◆ GOAL:
Quote every line below exactly and skip any picture.

◆ PROVIDED MATERIAL:
+ + + + + + +
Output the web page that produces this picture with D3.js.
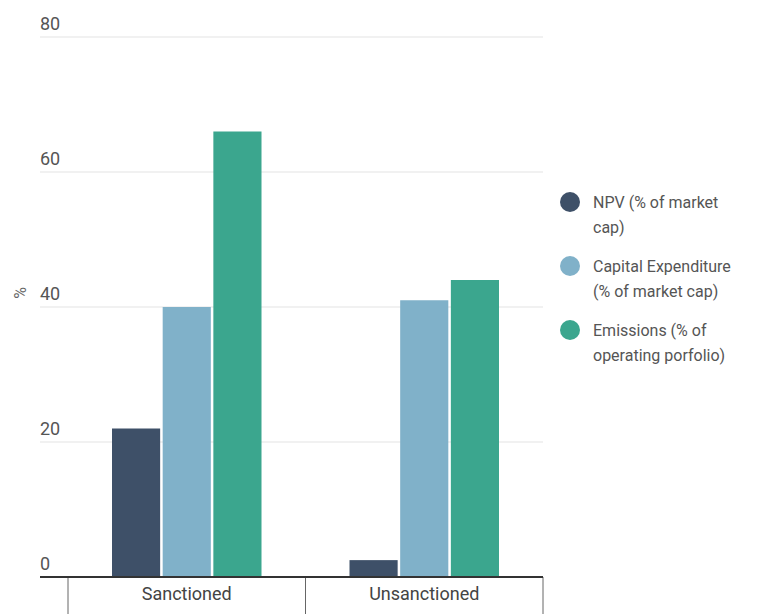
<!DOCTYPE html>
<html>
<head>
<meta charset="utf-8">
<script src="https://cdn.jsdelivr.net/npm/d3@7"></script>
<style>
  body { margin: 0; background: #fff; }
  svg { font-family: Roboto, "Noto Sans", sans-serif; }
</style>
</head>
<body>
<div id="main"></div>
<script>
// data
const categories = ["Sanctioned", "Unsanctioned"];
const seriesNames = ["NPV", "CapEx", "Emissions"];
const legendLines = [
  ["NPV (% of market", "cap)"],
  ["Capital Expenditure", "(% of market cap)"],
  ["Emissions (% of", "operating porfolio)"]
];
const npv = [22, 2.5];
const capex = [40, 41];
const emissions = [66, 44];
const yTicks = [0, 20, 40, 60, 80];

const colors = ["#3e5068", "#80b1c9", "#3ba68e"];

const width = 768, height = 614;
const margin = { top: 37, right: 225, bottom: 37, left: 68 };
const innerWidth = width - margin.left - margin.right;
const innerHeight = height - margin.top - margin.bottom;

const rows = categories.map((c, i) => ({
  cat: c,
  values: [npv[i], capex[i], emissions[i]]
}));

const svg = d3.select("#main").append("svg")
  .attr("width", width)
  .attr("height", height);

const g = svg.append("g")
  .attr("transform", `translate(${margin.left}, ${margin.top})`);

const x0 = d3.scaleBand()
  .domain(categories)
  .range([0, innerWidth])
  .paddingInner(0)
  .paddingOuter(0);

const x1 = d3.scaleBand()
  .domain(seriesNames)
  .range([44, x0.bandwidth() - 44])
  .paddingInner(0.05);

const y = d3.scaleLinear()
  .domain([0, 80])
  .range([innerHeight, 0]);

// gridlines + labels
const grid = g.append("g");
grid.selectAll("line")
  .data(yTicks.filter(d => d !== 0))
  .enter().append("line")
  .attr("x1", -28).attr("x2", innerWidth)
  .attr("y1", d => y(d)).attr("y2", d => y(d))
  .attr("stroke", "#e3e3e3")
  .attr("stroke-width", 1);

grid.selectAll("text")
  .data(yTicks)
  .enter().append("text")
  .attr("x", -28)
  .attr("y", d => y(d) - 7)
  .attr("fill", "#555")
  .attr("font-size", 18)
  .text(d => d);

// y title
svg.append("text")
  .attr("transform", "translate(26, 293) rotate(-90)")
  .attr("text-anchor", "middle")
  .attr("fill", "#666")
  .attr("font-size", 16)
  .text("%");

// bars
const groups = g.selectAll(".group")
  .data(rows)
  .enter().append("g")
  .attr("class", "group")
  .attr("transform", d => `translate(${x0(d.cat)}, 0)`);

groups.selectAll("rect")
  .data(d => d.values.map((v, i) => ({ key: seriesNames[i], v: v, i: i })))
  .enter().append("rect")
  .attr("x", d => x1(d.key))
  .attr("width", x1.bandwidth())
  .attr("y", d => y(d.v))
  .attr("height", d => y(0) - y(d.v))
  .attr("fill", d => colors[d.i]);

// x axis
const xAxis = d3.axisBottom(x0).tickSize(0).tickPadding(10);
const xg = g.append("g")
  .attr("transform", `translate(0, ${innerHeight})`)
  .call(xAxis);
xg.select(".domain").remove();
xg.selectAll(".tick text")
  .attr("font-size", 18)
  .attr("fill", "#444")
  .attr("font-family", "Roboto, sans-serif");

// separators between categories
const seps = [0, ...categories.map(c => x0(c) + x0.bandwidth())];
g.append("g").selectAll("line")
  .data(seps)
  .enter().append("line")
  .attr("x1", d => d).attr("x2", d => d)
  .attr("y1", innerHeight).attr("y2", innerHeight + 40)
  .attr("stroke", "#666")
  .attr("stroke-width", 1);

g.append("line")
  .attr("x1", -28).attr("x2", innerWidth)
  .attr("y1", y(0)).attr("y2", y(0))
  .attr("stroke", "#333")
  .attr("stroke-width", 2);

// legend
const legend = svg.append("g")
  .attr("transform", "translate(570, 202)");
const items = legend.selectAll("g")
  .data(legendLines)
  .enter().append("g")
  .attr("transform", (d, i) => `translate(0, ${[0, 64, 128][i]})`);
items.append("circle")
  .attr("r", 10)
  .attr("fill", (d, i) => colors[i]);
items.append("text")
  .attr("x", 23)
  .attr("y", 6)
  .attr("fill", "#555")
  .attr("font-size", 16)
  .selectAll("tspan")
  .data(d => d)
  .enter().append("tspan")
  .attr("x", 23)
  .attr("dy", (d, i) => i === 0 ? 0 : 25)
  .text(d => d);
</script>
</body>
</html>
+ + + + + + +
◆ OUTPUT FOR THIS EXERCISE:
Output the web page that produces this picture with D3.js.
<!DOCTYPE html>
<html>
<head>
<meta charset="utf-8">
<script src="https://cdn.jsdelivr.net/npm/d3@7"></script>
<style>
  body { margin: 0; background: #fff; }
  svg { font-family: Roboto, "Noto Sans", sans-serif; }
</style>
</head>
<body>
<div id="main"></div>
<script>
// data
const categories = ["Sanctioned", "Unsanctioned"];
const seriesNames = ["NPV", "CapEx", "Emissions"];
const legendLines = [
  ["NPV (% of market", "cap)"],
  ["Capital Expenditure", "(% of market cap)"],
  ["Emissions (% of", "operating porfolio)"]
];
const npv = [22, 2.5];
const capex = [40, 41];
const emissions = [66, 44];
const yTicks = [0, 20, 40, 60, 80];

const colors = ["#3e5068", "#80b1c9", "#3ba68e"];

const width = 768, height = 614;
const margin = { top: 37, right: 225, bottom: 37, left: 68 };
const innerWidth = width - margin.left - margin.right;
const innerHeight = height - margin.top - margin.bottom;

const rows = categories.map((c, i) => ({
  cat: c,
  values: [npv[i], capex[i], emissions[i]]
}));

const svg = d3.select("#main").append("svg")
  .attr("width", width)
  .attr("height", height);

const g = svg.append("g")
  .attr("transform", `translate(${margin.left}, ${margin.top})`);

const x0 = d3.scaleBand()
  .domain(categories)
  .range([0, innerWidth])
  .paddingInner(0)
  .paddingOuter(0);

const x1 = d3.scaleBand()
  .domain(seriesNames)
  .range([44, x0.bandwidth() - 44])
  .paddingInner(0.05);

const y = d3.scaleLinear()
  .domain([0, 80])
  .range([innerHeight, 0]);

// gridlines + labels
const grid = g.append("g");
grid.selectAll("line")
  .data(yTicks.filter(d => d !== 0))
  .enter().append("line")
  .attr("x1", -28).attr("x2", innerWidth)
  .attr("y1", d => y(d)).attr("y2", d => y(d))
  .attr("stroke", "#e3e3e3")
  .attr("stroke-width", 1);

grid.selectAll("text")
  .data(yTicks)
  .enter().append("text")
  .attr("x", -28)
  .attr("y", d => y(d) - 7)
  .attr("fill", "#555")
  .attr("font-size", 18)
  .text(d => d);

// y title
svg.append("text")
  .attr("transform", "translate(26, 293) rotate(-90)")
  .attr("text-anchor", "middle")
  .attr("fill", "#666")
  .attr("font-size", 16)
  .text("%");

// bars
const groups = g.selectAll(".group")
  .data(rows)
  .enter().append("g")
  .attr("class", "group")
  .attr("transform", d => `translate(${x0(d.cat)}, 0)`);

groups.selectAll("rect")
  .data(d => d.values.map((v, i) => ({ key: seriesNames[i], v: v, i: i })))
  .enter().append("rect")
  .attr("x", d => x1(d.key))
  .attr("width", x1.bandwidth())
  .attr("y", d => y(d.v))
  .attr("height", d => y(0) - y(d.v))
  .attr("fill", d => colors[d.i]);

// x axis
const xAxis = d3.axisBottom(x0).tickSize(0).tickPadding(10);
const xg = g.append("g")
  .attr("transform", `translate(0, ${innerHeight})`)
  .call(xAxis);
xg.select(".domain").remove();
xg.selectAll(".tick text")
  .attr("font-size", 18)
  .attr("fill", "#444")
  .attr("font-family", "Roboto, sans-serif");

// separators between categories
const seps = [0, ...categories.map(c => x0(c) + x0.bandwidth())];
g.append("g").selectAll("line")
  .data(seps)
  .enter().append("line")
  .attr("x1", d => d).attr("x2", d => d)
  .attr("y1", innerHeight).attr("y2", innerHeight + 40)
  .attr("stroke", "#666")
  .attr("stroke-width", 1);

g.append("line")
  .attr("x1", -28).attr("x2", innerWidth)
  .attr("y1", y(0)).attr("y2", y(0))
  .attr("stroke", "#333")
  .attr("stroke-width", 2);

// legend
const legend = svg.append("g")
  .attr("transform", "translate(570, 202)");
const items = legend.selectAll("g")
  .data(legendLines)
  .enter().append("g")
  .attr("transform", (d, i) => `translate(0, ${[0, 64, 128][i]})`);
items.append("circle")
  .attr("r", 10)
  .attr("fill", (d, i) => colors[i]);
items.append("text")
  .attr("x", 23)
  .attr("y", 6)
  .attr("fill", "#555")
  .attr("font-size", 16)
  .selectAll("tspan")
  .data(d => d)
  .enter().append("tspan")
  .attr("x", 23)
  .attr("dy", (d, i) => i === 0 ? 0 : 25)
  .text(d => d);
</script>
</body>
</html>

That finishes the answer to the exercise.